One operational consideration that is easy to overlook: backup your Vault data independently of your application backups. If Vault’s storage backend (Raft, Consul, or whatever you use) becomes corrupted and you cannot recover it, every service that depends on Vault will be unable to start because it cannot fetch its credentials. We run automated Vault snapshots every 6 hours using vault operator raft snapshot save, stored in a separate storage system (S3 with versioning enabled) that does not depend on Vault for access credentials. The snapshot encryption key is stored in a physical safe deposit box and in a separate cloud KMS, ensuring we can recover Vault even if Vault itself is completely destroyed. This may sound paranoid, but losing your secrets management system means losing access to every system it protects, which is effectively a total outage of all services.

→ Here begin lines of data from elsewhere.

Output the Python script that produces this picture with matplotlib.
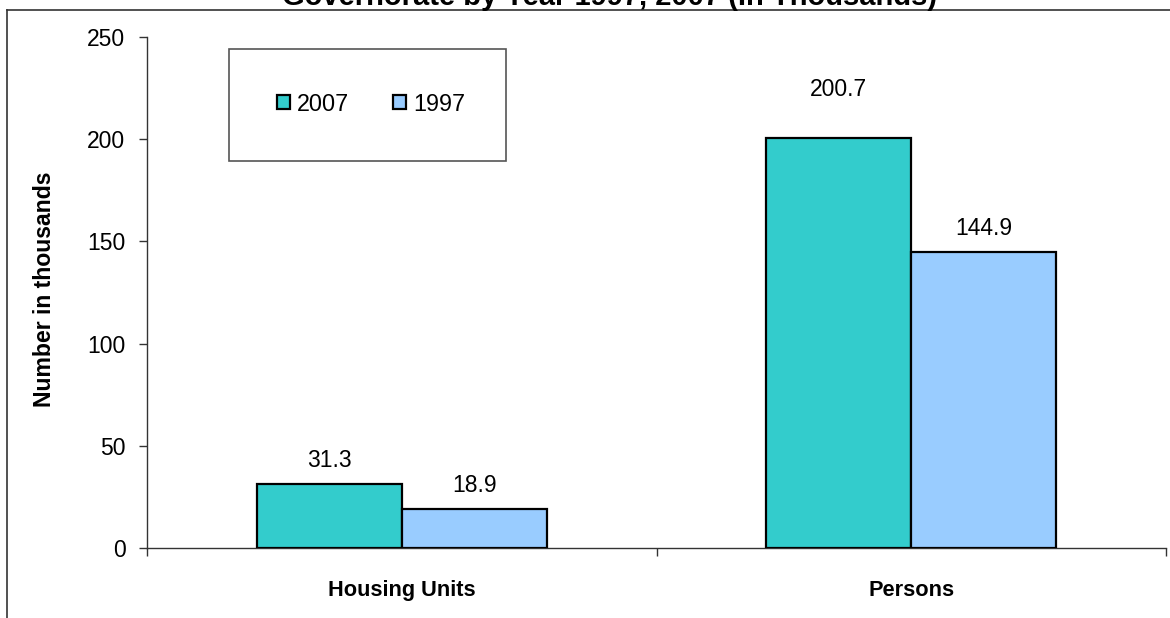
import matplotlib
matplotlib.use("Agg")
import matplotlib.pyplot as plt
from matplotlib.patches import Rectangle, Patch
from matplotlib.lines import Line2D
import numpy as np

plt.rcParams['font.family'] = ['Liberation Sans', 'DejaVu Sans']

categories = ["Housing Units", "Persons"]
series_names = ["2007", "1997"]
values_2007 = [31.3, 200.7]
values_1997 = [18.9, 144.9]
title = "Governorate by Year 1997, 2007 (In Thousands)"
ylabel = "Number in thousands"
yticks = [0, 50, 100, 150, 200, 250]

colors = ["#33CCCC", "#99CCFF"]
label_offsets_px = [[17, 42], [17, 17]]  # per series, per category

W, H = 1170, 618
fig = plt.figure(figsize=(W / 100, H / 100), dpi=100)

def fx(px):
    return px / W

def fy(py):
    return 1 - py / H

ax = fig.add_axes([fx(147), fy(548), fx(1166) - fx(147), fy(37) - fy(548)])

x = np.arange(len(categories))
bw = 0.2846
series = [values_2007, values_1997]
for i, (vals, name) in enumerate(zip(series, series_names)):
    pos = x + (i - 0.5) * bw
    bars = ax.bar(pos, vals, width=bw, color=colors[i], edgecolor="black",
                  linewidth=1.6, label=name, zorder=3)
    for j, (b, v) in enumerate(zip(bars, vals)):
        ax.annotate(f"{v:.1f}", (b.get_x() + b.get_width() / 2, v),
                    xytext=(0, label_offsets_px[i][j] * 0.72), textcoords="offset points",
                    ha="center", va="baseline", fontsize=16.5)

ax.set_xlim(-0.5, len(categories) - 0.5)
ax.set_ylim(0, 250)
ax.set_yticks(yticks)
ax.set_yticklabels([str(t) for t in yticks], fontsize=16.5)
ax.tick_params(axis="y", direction="out", length=5.5, width=1, color="#333333", pad=10)
ax.set_xticks(x)
ax.set_xticklabels(categories, fontsize=15.7, fontweight="bold")
ax.tick_params(axis="x", which="major", length=0, pad=23)
ax.set_xticks(np.arange(-0.5, len(categories), 1.0), minor=True)
ax.tick_params(axis="x", which="minor", direction="out", length=5.5, width=1, color="#333333")

for s in ["top", "right"]:
    ax.spines[s].set_visible(False)
for s in ["left", "bottom"]:
    ax.spines[s].set_color("#333333")
    ax.spines[s].set_linewidth(1)

fig.text(fx(45), fy(289), ylabel, rotation=90, ha="center", va="center",
         fontsize=16.6, fontweight="bold")

# outer chart frame
fig.add_artist(Line2D([fx(7), fx(7)], [fy(10), 0], color="#333333", linewidth=1.2,
                      transform=fig.transFigure))
fig.add_artist(Line2D([fx(7), 1], [fy(10), fy(10)], color="#333333", linewidth=1.2,
                      transform=fig.transFigure))

# title (partially clipped at the top)
fig.text(fx(610), fy(5), title, ha="center", va="baseline", fontsize=21, fontweight="bold")

# legend box
fig.add_artist(Rectangle((fx(229), fy(161)), fx(506) - fx(229), fy(49) - fy(161),
                         transform=fig.transFigure, facecolor="white",
                         edgecolor="#555555", linewidth=1.2, zorder=5))
handles = [Patch(facecolor=colors[i], edgecolor="black", linewidth=1.6) for i in range(2)]
leg = fig.legend(handles, series_names, loc="center", bbox_to_anchor=(fx(371), fy(104)),
                 ncol=2, frameon=False, fontsize=16.8, handlelength=0.55, handleheight=0.55,
                 handletextpad=0.3, columnspacing=1.9)
leg.set_zorder(6)

fig.savefig("out.png", dpi=100)
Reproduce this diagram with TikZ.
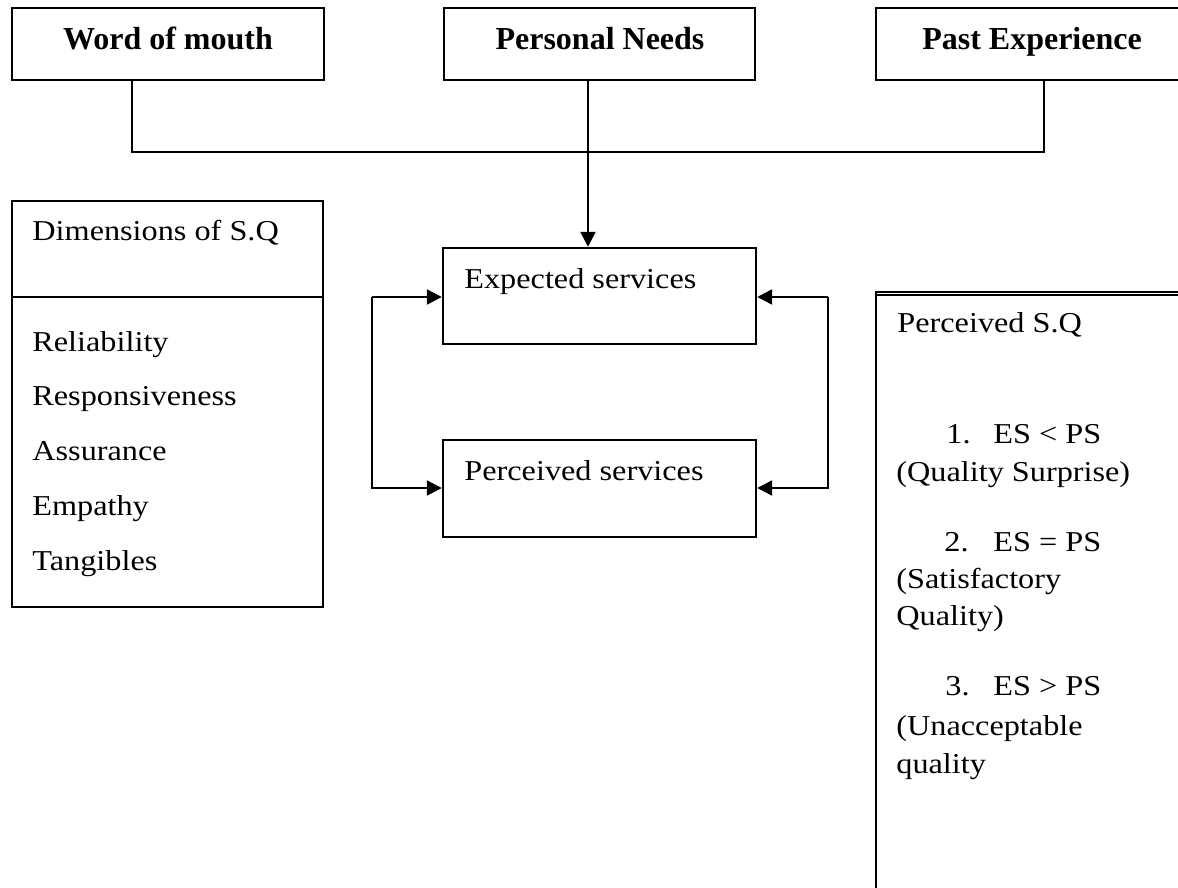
\documentclass[tikz,border=0pt]{standalone}
\usepackage{fontspec}
\setmainfont{Liberation Serif}
\newfontfamily\bodyfont[FakeStretch=1.12]{Liberation Serif}
\usetikzlibrary{arrows.meta,fit}
\begin{document}
\begin{tikzpicture}[x=0.5pt,y=-0.5pt,
  box/.style={draw,line width=1.2pt,rectangle,inner sep=0pt},
  lbl/.style={anchor=base west,inner sep=0pt,font=\bodyfont\fontsize{14.4pt}{17pt}\selectfont},
  head/.style={anchor=base,inner sep=0pt,font=\bfseries\fontsize{16pt}{19pt}\selectfont},
  link/.style={line width=1.2pt},
  arr/.style={link,-{Triangle[length=7.5pt,width=7.5pt]}},
]
\useasboundingbox (0,0) rectangle (1178,888);
\clip (0,0) rectangle (1178,888);

% influences on expectations
\node[box,fit={(12,8) (324,80)}] (wom) {};
\node[box,fit={(444,8) (755,80)}] (pn) {};
\node[box,fit={(876,8) (1188,80)}] (pe) {};
\node[head] (twom) at (168,50) {Word of mouth};
\node[head] (tpn) at (600,50) {Personal Needs};
\node[head] (tpe) at (1032,50) {Past Experience};

% expected / perceived services
\node[box,fit={(443,248) (756,344)}] (es) {};
\node[box,fit={(443,440) (756,537)}] (ps) {};
\node[lbl] (tes) at (464,288) {Expected services};
\node[lbl] (tps) at (464,480) {Perceived services};

% dimensions of service quality
\node[box,fit={(12,201) (323,607)}] (dim) {};
\coordinate (dsplit) at (12,297);
\draw[link] (dsplit) -- (dsplit -| dim.east);
\node[lbl] (tdim) at (32,240) {Dimensions of S.Q};
\node[lbl] (d1) at (32,351) {Reliability};
\node[lbl] (d2) at (32,405) {Responsiveness};
\node[lbl] (d3) at (32,460) {Assurance};
\node[lbl] (d4) at (32,515) {Empathy};
\node[lbl] (d5) at (32,570) {Tangibles};

% perceived service quality
\node[box,fit={(876,292) (1192,900)}] (psq) {};
\draw[link] ([yshift=-2pt]psq.north west) -- ([yshift=-2pt]psq.north east);
\node[lbl] (tpsq) at (897,332) {Perceived S.Q};
\node[lbl] (n1) at (946,443) {1.};
\node[lbl] (c1) at (993,443) {ES < PS};
\node[lbl] (r1) at (896,481) {(Quality Surprise)};
\node[lbl] (n2) at (944,551) {2.};
\node[lbl] (c2) at (993,551) {ES = PS};
\node[lbl] (r2a) at (896,588) {(Satisfactory};
\node[lbl] (r2b) at (896,625) {Quality)};
\node[lbl] (n3) at (945,695) {3.};
\node[lbl] (c3) at (993,695) {ES > PS};
\node[lbl] (r3a) at (896,735) {(Unacceptable};
\node[lbl] (r3b) at (896,773) {quality};

% connectors
\coordinate (j1) at (132,152);
\coordinate (j2) at (1044,152);
\coordinate (mid) at (588,152);
\draw[link] (wom.south -| j1) -- (j1) -- (j2) -- (pe.south -| j2);
\draw[arr] (pn.south -| mid) -- (es.north -| mid);

\coordinate (l1) at (372,297);
\coordinate (l2) at (372,488);
\coordinate (r1c) at (828,297);
\coordinate (r2c) at (828,488);
\draw[arr] (l1) -- (es.west |- l1);
\draw[arr] (l1) -- (l2) -- (ps.west |- l2);
\draw[arr] (r1c) -- (es.east |- r1c);
\draw[arr] (r1c) -- (r2c) -- (ps.east |- r2c);
\end{tikzpicture}
\end{document}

We test our Vault recovery procedure quarterly by restoring a snapshot to a test environment and verifying that all secrets are accessible. The restore process takes approximately 15 minutes, which is our current RTO (recovery time objective) for Vault. If your team depends on a central secrets store, you should know your Vault RTO and test it regularly. The first time you need to recover Vault should not be during a production incident.
Secrets management is infrastructure work that does not produce visible features. It is easy to defer, easy to do halfway, and easy to regret when an incident occurs. If you take one thing from this post, let it be this: environment variables are a secrets transport mechanism, not a secrets management system. The difference matters, and it matters most when something goes wrong.